The Meg isn’t the first movie about a giant undiscovered shark emerging from the depths and launching chaos on the world around it. However, the Meg is the first movie involving a prehistoric Megalodon that has managed to get its hands on a blockbuster budget and a group of famous faces to bulk out the cast. However, history has proven that it takes more than a bucket load of cash to save a truly limp premise, meaning that whether the Meg would actually escape its B Movie origins was something audiences would have to find out for themselves.

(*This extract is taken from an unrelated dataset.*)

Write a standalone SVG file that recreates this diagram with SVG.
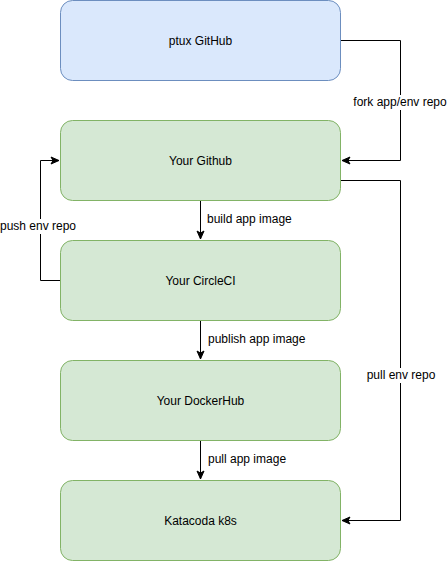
<svg xmlns="http://www.w3.org/2000/svg" width="447" height="561" viewBox="0 0 447 561">
<style>
.node rect{stroke-width:1}
.blue rect{fill:#dae8fc;stroke:#6c8ebf}
.green rect{fill:#d5e8d4;stroke:#82b366}
text{font-family:"Liberation Sans",Arial,Helvetica,sans-serif;font-size:12px;fill:#000}
.c{text-anchor:middle}
.edge{fill:none;stroke:#000;stroke-width:1}
.bg{fill:#fff}
</style>
<defs>
<marker id="arr" markerUnits="userSpaceOnUse" markerWidth="10" markerHeight="10" viewBox="0 0 10 10" refX="9" refY="5" orient="auto">
<path d="M1,1.5 L9,5 L1,8.5 L3,5 Z" fill="#000" stroke="#000" stroke-width="1"/>
</marker>
</defs>
<rect width="447" height="561" fill="#fff"/>
<g id="connectors">
<path class="edge" d="M340.5,40.5 H400.5 V160.5 H342" marker-end="url(#arr)"/>
<path class="edge" d="M340.5,180.5 H400.5 V520.5 H342" marker-end="url(#arr)"/>
<path class="edge" d="M200.5,200.5 V239" marker-end="url(#arr)"/>
<path class="edge" d="M60.5,280.5 H40.5 V160.5 H59" marker-end="url(#arr)"/>
<path class="edge" d="M200.5,320.5 V359" marker-end="url(#arr)"/>
<path class="edge" d="M200.5,440.5 V479" marker-end="url(#arr)"/>
<rect class="bg" x="353" y="95" width="94" height="15"/>
<text class="c" x="400" y="106">fork app/env repo</text>
<rect class="bg" x="366" y="368" width="70" height="15"/>
<text class="c" x="401" y="379">pull env repo</text>
<rect class="bg" x="0" y="219" width="77" height="15"/>
<text class="c" x="38" y="230">push env repo</text>
<text x="207" y="223">build app image</text>
<text x="208" y="343">publish app image</text>
<text x="208" y="463">pull app image</text>
</g>
<g id="ptux-github" class="node blue"><rect x="60.5" y="0.5" width="280" height="80" rx="12"/><text class="c" x="200.5" y="45">ptux GitHub</text></g>
<g id="your-github" class="node green"><rect x="60.5" y="120.5" width="280" height="80" rx="12"/><text class="c" x="200.5" y="165">Your Github</text></g>
<g id="your-circleci" class="node green"><rect x="60.5" y="240.5" width="280" height="80" rx="12"/><text class="c" x="200.5" y="285">Your CircleCI</text></g>
<g id="your-dockerhub" class="node green"><rect x="60.5" y="360.5" width="280" height="80" rx="12"/><text class="c" x="200.5" y="405">Your DockerHub</text></g>
<g id="katacoda-k8s" class="node green"><rect x="60.5" y="480.5" width="280" height="80" rx="12"/><text class="c" x="200.5" y="525">Katacoda k8s</text></g>
</svg>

The cast give the Meg the best chance it was going to get. The script holds them back plenty with the usual cardboard cut-out characters that come with this kind of film. Also, there is probably one too many characters for the film’s own good, sometimes making the story a tad too bloated, especially in its final throes. You get the feeling that Cliff Curtis’ role as best friend and security consultant would be largely forgettable in the hands of someone who didn’t ooze as much charisma as Curtis. The same goes for the loudmouth American bank-rolling this ill-advised expedition. With Rainn Wilson in the role, at the very least the film can steal some laughs early on that helps the audience get over that sinking feeling that this is going to be a bit of a B Movie mess. I suppose the same can be said for Ruby Rose, who was clearly written in for a younger audience, even if to the older viewer her character seems superfluous and, quite frankly, useless. Namely the film belongs to Jason Statham and Li Bingbing as the attractive couple leading the charge against the prehistoric shark. Statham is a solid choice for this kind of film, the kind of tough action guy that is able to recognise when he needs to play a role tongue-in-cheek. His tough Brit persona is easy to mock, without bringing the whole movie into some kind of farce. It is hard to complain too much when Statham brings the character into his stock role list (an expert whose dark past is dragged up when he is forced back into action), as it probably squeezes the Meg comfortably into a box set in the future. Li Bingbing is the bigger surprise as the charismatic heroine, who has enough personal connections with the other characters to make the correct levels of stakes run throughout the film. It helps her daughter is the cutest character in the film in quite some time.
However, seeing as the characters are merely the means to drive the narrative forward, this doesn’t entirely stop the Meg from being little more than some B Movie fluff. If anything, the bigger the shark, the less personal the scares. The megalodon villain makes some of the wider shots good, earning its stripes with some gorgeous shots of the killer shark swimming underneath the clueless beach parties. However, in being so large, it becomes more and more implausible for the characters to go toe to toe with the monster. There are no ‘close and personal’ chases as there were with The Shallows, and when the Meg attempts something of that nature, the logic of the film is strained the most. The death scenes are also nowhere near as decent as you want them to be either with characters getting swallowed whole, rather than gruesomely chomped. In fact, the Meg is ruined because of its tame rating. It is almost as though the producers insisted the director make it available for a younger audience in return for its extensive budget. This will become the shark movie to wean teenagers onto the bigger and better films, such as Jaws and Deep Blue Sea. As predicted, the CGI shark also stops the scares from being as effective as they could have been. It turns out the megalodon becomes just a bit too tricky to believe in. That being said, the Meg is enjoyable enough, almost winning some points from how bad you expected it to be. There are a few solid jumps that sneak up on you.
Also, I now refuse to listen to any version of the song ‘Hey Mickey’ which isn’t in Thai.
Final Verdict: Enjoyable enough, but no amount of cash can cloak a dressed-up B Movie.